И, само собой, министры от «Ликуда» решили дать бой Шарону на ближайшем заседании правительства. Шарон отбивался, как мог. Когда его клятвенное заверение, что в случае, если в Еврейском квартале Хеврона будет убит хоть один еврей, армия немедленно снова займет Абу-Снену, не помогло, он перешел на личности.
— Я прекрасно знаю, с чьего голоса ты поешь! — оборвал он возмущенное выступление министра просвещения Лимор Ливнат.
— Ты бы лучше занялся своим министерством. Всю свою политическую карьеру ты только говоришь, пора бы уже что-то и сделать! — заявил он в ответ на выпады министра внутренней безопасности Узи Ландау…
Выходило, что, несмотря на свои недавние грозные заявления, Шарон продолжает подчиняться американскому давлению и осуществлять «политику сдерживания». Возмущенные этим фактом лидеры блока «Наш Дом — Израиль»-«Национальное единство» Авигдор Либерман и Рехаваам Зеэви 16 октября подали Ариэлю Шарону письма о своей отставке.
Согласно закону, их отставка должна была вступить в силу через 48 часов, но именно в эти часы и произошло событие, кардинальным образом изменившее ход истории на Ближнем Востоке.

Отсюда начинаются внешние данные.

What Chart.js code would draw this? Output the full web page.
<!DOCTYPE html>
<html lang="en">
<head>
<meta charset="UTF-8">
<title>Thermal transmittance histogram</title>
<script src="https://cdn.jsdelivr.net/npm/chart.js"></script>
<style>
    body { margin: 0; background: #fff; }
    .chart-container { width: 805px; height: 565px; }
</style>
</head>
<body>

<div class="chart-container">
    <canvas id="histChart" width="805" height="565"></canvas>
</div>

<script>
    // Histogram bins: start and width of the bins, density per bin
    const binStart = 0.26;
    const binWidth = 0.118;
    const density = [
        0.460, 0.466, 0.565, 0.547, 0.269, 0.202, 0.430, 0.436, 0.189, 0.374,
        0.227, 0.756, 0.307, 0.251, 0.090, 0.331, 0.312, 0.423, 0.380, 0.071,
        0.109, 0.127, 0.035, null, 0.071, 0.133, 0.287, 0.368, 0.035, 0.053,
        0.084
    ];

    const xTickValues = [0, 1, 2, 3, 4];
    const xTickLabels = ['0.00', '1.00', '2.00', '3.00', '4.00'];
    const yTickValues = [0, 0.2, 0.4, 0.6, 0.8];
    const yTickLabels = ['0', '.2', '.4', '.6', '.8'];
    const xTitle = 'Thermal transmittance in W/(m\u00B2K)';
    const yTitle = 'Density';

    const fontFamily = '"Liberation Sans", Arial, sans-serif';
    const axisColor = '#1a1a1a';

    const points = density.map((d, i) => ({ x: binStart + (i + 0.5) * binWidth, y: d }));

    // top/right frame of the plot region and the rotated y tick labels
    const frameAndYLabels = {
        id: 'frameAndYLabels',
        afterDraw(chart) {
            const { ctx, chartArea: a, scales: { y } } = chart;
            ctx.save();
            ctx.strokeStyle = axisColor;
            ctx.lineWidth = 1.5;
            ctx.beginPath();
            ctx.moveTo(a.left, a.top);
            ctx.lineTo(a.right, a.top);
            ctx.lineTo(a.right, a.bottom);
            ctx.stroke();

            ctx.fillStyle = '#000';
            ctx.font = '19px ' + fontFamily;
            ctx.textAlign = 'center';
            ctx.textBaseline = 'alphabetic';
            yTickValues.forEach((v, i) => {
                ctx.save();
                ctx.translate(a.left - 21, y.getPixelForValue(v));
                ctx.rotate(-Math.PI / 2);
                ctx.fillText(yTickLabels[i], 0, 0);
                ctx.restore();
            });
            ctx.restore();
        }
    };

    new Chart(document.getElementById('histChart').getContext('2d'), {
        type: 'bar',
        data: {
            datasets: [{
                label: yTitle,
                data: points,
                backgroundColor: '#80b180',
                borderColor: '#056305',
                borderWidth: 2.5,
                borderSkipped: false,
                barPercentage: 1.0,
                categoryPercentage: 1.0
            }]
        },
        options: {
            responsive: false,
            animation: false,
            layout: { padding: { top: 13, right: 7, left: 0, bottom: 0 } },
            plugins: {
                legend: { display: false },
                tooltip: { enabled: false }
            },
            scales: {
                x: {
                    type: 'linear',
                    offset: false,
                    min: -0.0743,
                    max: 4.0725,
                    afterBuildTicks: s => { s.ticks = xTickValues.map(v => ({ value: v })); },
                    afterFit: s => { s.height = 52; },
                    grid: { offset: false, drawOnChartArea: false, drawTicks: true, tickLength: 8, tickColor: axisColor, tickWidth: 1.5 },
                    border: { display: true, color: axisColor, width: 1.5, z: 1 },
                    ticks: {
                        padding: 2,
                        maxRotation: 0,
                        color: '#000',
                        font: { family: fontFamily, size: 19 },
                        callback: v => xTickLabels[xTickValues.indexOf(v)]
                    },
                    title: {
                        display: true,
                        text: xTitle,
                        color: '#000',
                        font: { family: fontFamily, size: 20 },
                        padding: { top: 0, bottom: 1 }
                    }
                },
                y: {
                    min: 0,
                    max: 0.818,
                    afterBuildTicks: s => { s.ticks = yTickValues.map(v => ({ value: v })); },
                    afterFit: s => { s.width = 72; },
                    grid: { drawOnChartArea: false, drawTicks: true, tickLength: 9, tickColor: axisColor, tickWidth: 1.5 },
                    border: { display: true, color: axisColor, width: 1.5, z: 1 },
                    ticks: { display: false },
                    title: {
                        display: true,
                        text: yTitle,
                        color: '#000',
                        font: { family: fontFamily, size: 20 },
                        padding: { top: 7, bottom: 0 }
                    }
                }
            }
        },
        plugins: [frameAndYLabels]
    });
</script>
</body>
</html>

Засиживавшийся в своем кабинете до поздней ночи министр туризма Рехаваам Зеэви обычно после работы отправлялся не к себе домой, в город Рамат ха-Шарон, а в иерусалимскую гостиницу «Хаят», где его уже ждала жена Яэль. Переночевав в этой гостинице и позавтракав с женой, Зеэви отправлялся на работу — в Кнессет или в министерство. Зная, какую ненависть питают к нему арабы, спецслужбы настойчиво предлагали Зеэви своих сотрудников в качестве телохранителей. Но Зеэви каждый раз в самой резкой форме отказывался от этих предложений.
— То, что меня в моей стране должны сопровождать телохранители, кажется мне унизительным, — объяснял он. — Ну, а если кто-то все-таки осмелится на меня напасть, то мой пистолет при мне!
При этом он выразительно хлопал по висевшей у него на поясе кобуре и, глядя на этого бывшего боевого генерала, сохранившего и в свои семьдесят с лишком лет необычайную подтянутость и бодрость, трудно было усомниться, что в случае необходимости он и в самом деле сможет достойно воспользоваться своим оружием.